* start *
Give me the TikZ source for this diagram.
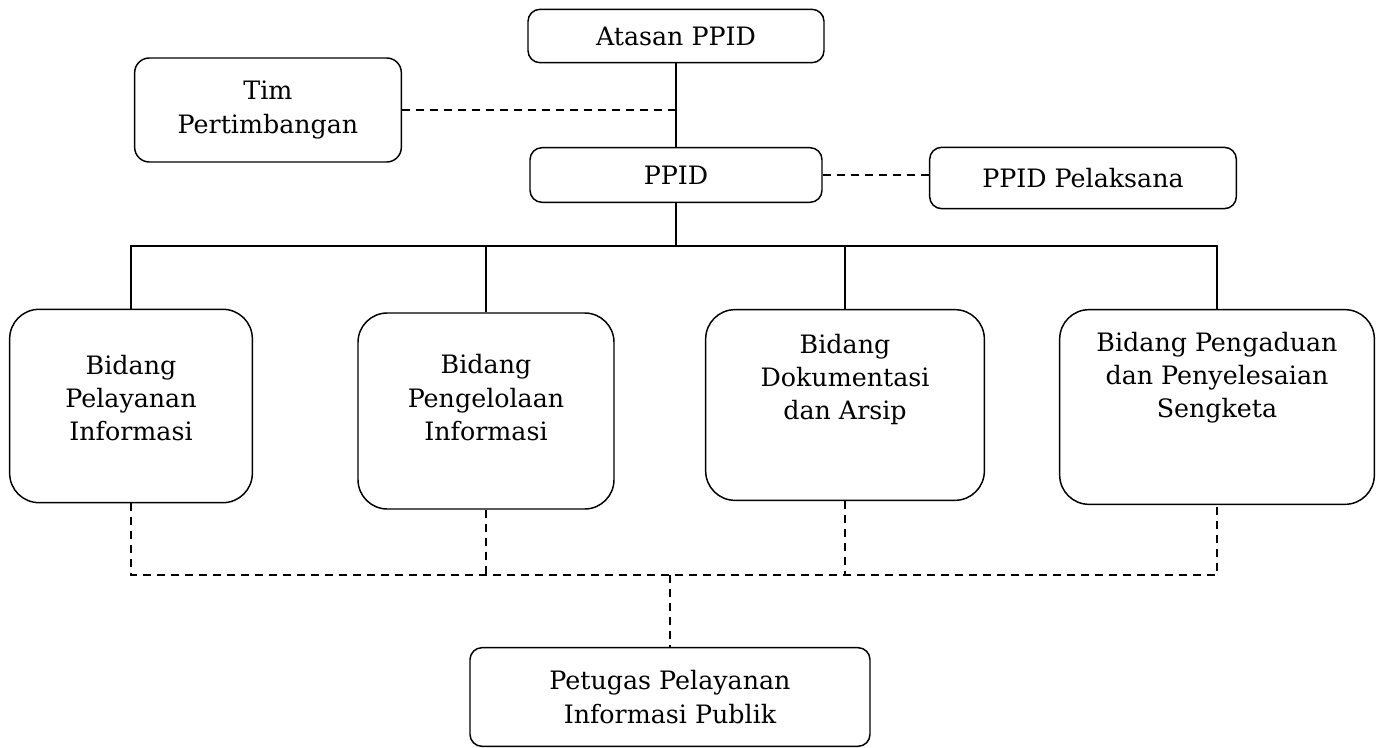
\documentclass[tikz,border=0pt]{standalone}
\usepackage{fontspec}
\setmainfont{DejaVu Serif}
\usetikzlibrary{calc}
\tikzset{
  smallbox/.style={draw,line width=1.1pt,rounded corners=9pt,align=center,inner sep=0pt},
  bigbox/.style={draw,line width=1.1pt,rounded corners=22pt,inner sep=0pt},
  boxtext/.style={align=center,inner sep=0pt},
  link/.style={line width=1.1pt},
  dlink/.style={line width=1.1pt,dash pattern=on 6pt off 4.5pt}
}
\begin{document}
\begin{tikzpicture}[x=0.75pt,y=-0.75pt,font=\fontsize{19}{25}\selectfont]
  \useasboundingbox (0,0) rectangle (1383,748);
  % top levels
  \node[smallbox,minimum width=222pt,minimum height=40pt] (atasan) at (676,36) {Atasan PPID};
  \node[smallbox,rounded corners=11pt,minimum width=200pt,minimum height=78pt] (tim) at (268,110) {Tim\\Pertimbangan};
  \node[smallbox,minimum width=219pt,minimum height=41pt] (ppid) at (676,175) {PPID};
  \node[smallbox,minimum width=230pt,minimum height=46pt] (pelaksana) at (1083,178) {PPID Pelaksana};
  % bidang boxes
  \node[bigbox,minimum width=182pt,minimum height=145pt] (b1) at (131,406) {};
  \node[bigbox,minimum width=192pt,minimum height=147pt] (b2) at (486,411) {};
  \node[bigbox,minimum width=209pt,minimum height=143pt] (b3) at (845,405) {};
  \node[bigbox,minimum width=236pt,minimum height=146pt] (b4) at (1217,407) {};
  \node[boxtext] (b1t) at ([yshift=6pt]b1.center) {Bidang\\Pelayanan\\Informasi};
  \node[boxtext] (b2t) at ([yshift=10pt]b2.center) {Bidang\\Pengelolaan\\Informasi};
  \node[boxtext] (b3t) at ([yshift=19pt]b3.center) {Bidang\\Dokumentasi\\dan Arsip};
  \node[boxtext] (b4t) at ([yshift=22pt]b4.center) {Bidang Pengaduan\\dan Penyelesaian\\Sengketa};
  % bottom
  \node[smallbox,minimum width=300pt,minimum height=74pt] (petugas) at (670,697) {Petugas Pelayanan\\Informasi Publik};
  % connectors
  \coordinate (bus) at (676,246);
  \coordinate (lbus) at (670,575);
  \draw[link] (atasan.south) -- (ppid.north);
  \draw[dlink] (tim.east) -- (tim.east -| ppid.north);
  \draw[dlink] (ppid.east) -- (ppid.east -| pelaksana.west);
  \draw[link] (ppid.south) -- (bus);
  \draw[link] (b1.north) -- (b1.north |- bus) -- (b4.north |- bus) -- (b4.north);
  \draw[link] (b2.north) -- (b2.north |- bus);
  \draw[link] (b3.north) -- (b3.north |- bus);
  \draw[dlink] (b1.south) -- (b1.south |- lbus) -- (b4.south |- lbus) -- (b4.south);
  \draw[dlink] (b2.south) -- (b2.south |- lbus);
  \draw[dlink] (b3.south) -- (b3.south |- lbus);
  \draw[dlink] (lbus) -- (petugas.north);
\end{tikzpicture}
\end{document}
* end *
* _OBJECTIVE_
Copy the data character for character, but drop all pictures from the copy.

* _CORRECT ANSWER_
Give me the TikZ source for this diagram.
\documentclass[tikz,border=0pt]{standalone}
\usepackage{fontspec}
\setmainfont{DejaVu Serif}
\usetikzlibrary{calc}
\tikzset{
  smallbox/.style={draw,line width=1.1pt,rounded corners=9pt,align=center,inner sep=0pt},
  bigbox/.style={draw,line width=1.1pt,rounded corners=22pt,inner sep=0pt},
  boxtext/.style={align=center,inner sep=0pt},
  link/.style={line width=1.1pt},
  dlink/.style={line width=1.1pt,dash pattern=on 6pt off 4.5pt}
}
\begin{document}
\begin{tikzpicture}[x=0.75pt,y=-0.75pt,font=\fontsize{19}{25}\selectfont]
  \useasboundingbox (0,0) rectangle (1383,748);
  % top levels
  \node[smallbox,minimum width=222pt,minimum height=40pt] (atasan) at (676,36) {Atasan PPID};
  \node[smallbox,rounded corners=11pt,minimum width=200pt,minimum height=78pt] (tim) at (268,110) {Tim\\Pertimbangan};
  \node[smallbox,minimum width=219pt,minimum height=41pt] (ppid) at (676,175) {PPID};
  \node[smallbox,minimum width=230pt,minimum height=46pt] (pelaksana) at (1083,178) {PPID Pelaksana};
  % bidang boxes
  \node[bigbox,minimum width=182pt,minimum height=145pt] (b1) at (131,406) {};
  \node[bigbox,minimum width=192pt,minimum height=147pt] (b2) at (486,411) {};
  \node[bigbox,minimum width=209pt,minimum height=143pt] (b3) at (845,405) {};
  \node[bigbox,minimum width=236pt,minimum height=146pt] (b4) at (1217,407) {};
  \node[boxtext] (b1t) at ([yshift=6pt]b1.center) {Bidang\\Pelayanan\\Informasi};
  \node[boxtext] (b2t) at ([yshift=10pt]b2.center) {Bidang\\Pengelolaan\\Informasi};
  \node[boxtext] (b3t) at ([yshift=19pt]b3.center) {Bidang\\Dokumentasi\\dan Arsip};
  \node[boxtext] (b4t) at ([yshift=22pt]b4.center) {Bidang Pengaduan\\dan Penyelesaian\\Sengketa};
  % bottom
  \node[smallbox,minimum width=300pt,minimum height=74pt] (petugas) at (670,697) {Petugas Pelayanan\\Informasi Publik};
  % connectors
  \coordinate (bus) at (676,246);
  \coordinate (lbus) at (670,575);
  \draw[link] (atasan.south) -- (ppid.north);
  \draw[dlink] (tim.east) -- (tim.east -| ppid.north);
  \draw[dlink] (ppid.east) -- (ppid.east -| pelaksana.west);
  \draw[link] (ppid.south) -- (bus);
  \draw[link] (b1.north) -- (b1.north |- bus) -- (b4.north |- bus) -- (b4.north);
  \draw[link] (b2.north) -- (b2.north |- bus);
  \draw[link] (b3.north) -- (b3.north |- bus);
  \draw[dlink] (b1.south) -- (b1.south |- lbus) -- (b4.south |- lbus) -- (b4.south);
  \draw[dlink] (b2.south) -- (b2.south |- lbus);
  \draw[dlink] (b3.south) -- (b3.south |- lbus);
  \draw[dlink] (lbus) -- (petugas.north);
\end{tikzpicture}
\end{document}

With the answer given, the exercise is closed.